В 1990-е годы в основных туристских центрах появляются новые частные музеи на базе частных коллекций старинных предметов различного рода. Очень показательны музей «Музыка и время» в Ярославле и Народный музей в Мышкине, созданные раньше прочих. Они представляют собой тематически (в случае с мышкинским музеем – еще и хронологически) структурированную экспозицию коллекций, где в шпалерной развеске вперемешку висят, стоят и лежат часы, колокола, иконы, пластинки, утюги, гвозди, молотки, бутылки, телефонные аппараты и прочие предметы столетней давности. Встречаются также и более узкоспециализированные музеи: утюга (Переславль), валенок (Мышкин), огурца (Поречье), самовара (Тула) и др. Параллельно образуются частные музеи иного типа, построенные на просветительской и развлекательной функции, но не обладающие достаточным количеством подлинных вещей, чтобы именоваться коллекцией: Музей суеверий в Угличе, Музей народной смекалки в Переславле, Музей романовской овцы в Тутаеве.

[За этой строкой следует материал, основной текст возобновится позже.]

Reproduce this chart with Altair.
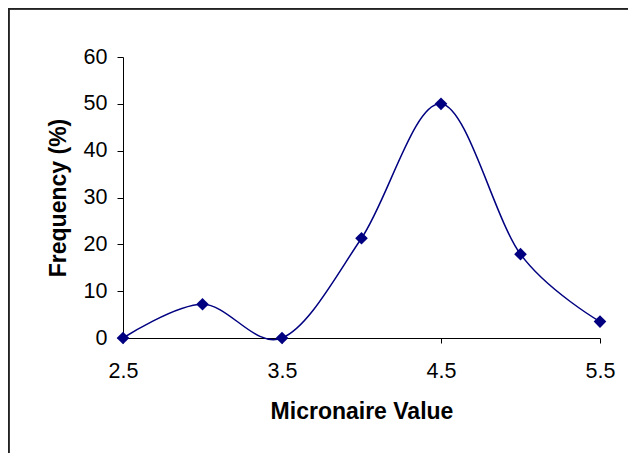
import altair as alt
import pandas as pd

micronaire = [2.5, 3.0, 3.5, 4.0, 4.5, 5.0, 5.5]
frequency = [0.0, 7.2, 0.0, 21.3, 50.0, 17.9, 3.5]
x_ticks = [2.5, 3.5, 4.5, 5.5]
y_ticks = [0, 10, 20, 30, 40, 50, 60]

df = pd.DataFrame({"Micronaire": micronaire, "Frequency": frequency})

NAVY = "#000080"
FONT = "Liberation Sans"

x_enc = alt.X(
    "Micronaire:Q",
    scale=alt.Scale(domain=[2.5, 5.5], nice=False, zero=False),
    axis=alt.Axis(
        values=x_ticks, format=".1f", title="Micronaire Value",
        grid=False, domainColor="black", tickColor="black", tickSize=5,
        labelFont=FONT, labelFontSize=21.5, labelColor="black", labelPadding=17,
        labelFlush=False,
        titleFont=FONT, titleFontSize=23, titleFontWeight="bold", titleColor="black",
        titleBaseline="top", titleY=62,
    ),
)
y_enc = alt.Y(
    "Frequency:Q",
    scale=alt.Scale(domain=[0, 60], nice=False),
    axis=alt.Axis(
        values=y_ticks, title="Frequency (%)",
        grid=False, domainColor="black", tickColor="black", tickSize=6,
        labelFont=FONT, labelFontSize=21.5, labelColor="black", labelPadding=10,
        labelFlush=False,
        titleFont=FONT, titleFontSize=23, titleFontWeight="bold", titleColor="black",
        titleAngle=270, titleBaseline="top", titleAlign="center",
        titleX=-76, titleY=140.5,
    ),
)

line = alt.Chart(df).mark_line(
    interpolate="cardinal", color=NAVY, strokeWidth=1.5
).encode(x=x_enc, y=y_enc)

pts = alt.Chart(df).mark_point(
    shape="diamond", filled=True, color=NAVY, size=160, opacity=1
).encode(x="Micronaire:Q", y="Frequency:Q")

frame_top = alt.Chart(df).mark_rule(color="#222222", strokeWidth=1.5).encode(
    x=alt.value(-114.5), x2=alt.value(520), y=alt.value(-48.5)
)
frame_left = alt.Chart(df).mark_rule(color="#222222", strokeWidth=1.5).encode(
    x=alt.value(-114.5), y=alt.value(-48.5), y2=alt.value(400)
)

chart = alt.layer(frame_top, frame_left, line, pts).properties(
    width=477, height=281,
    autosize=alt.AutoSizeParams(type="none"),
    padding={"left": 115, "top": 49, "right": 28, "bottom": 115},
).configure(background="white").configure_view(strokeWidth=0, stroke=None)

chart.save("out.html", embed_options={"renderer": "svg", "actions": False})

Естественно, в основе и тех, и других музеев лежит коммерческий интерес, а во главу угла ставятся развлекательная функция и максимальная интерактивность. Часто это делает их несколько более привлекательными для туристов, чем академические музеи, поэтому последние вынуждены создавать в противовес развлекательные экспозиции.
Итак, в течение последних 20 лет советские провинциальные художественные и историко-культурные музеи пережили ряд следующих трансформаций: 1) были законсервированы, сокращены или уничтожены исторические экспозиции; 2) акцент в построении музейного пространства был смещен в сторону художественных экспозиций, памятников архитектуры и монументальной живописи и художественно-ремесленных экспозиций; 3) из экскурсионной риторики исчезли обобщающие повествования, возводящие местную событийную канву к общерусскому или мировому контексту, а функция экскурсовода стала сводиться постепенно к рассказыванию исторических анекдотов и трансляции мифов, легенд и местных поверий; 4) в связи с появлением частных музеев одними из основных функций государственных музеев стали развлечение и организация досуга при постепенном отступлении на задний план функций охраны и исследования.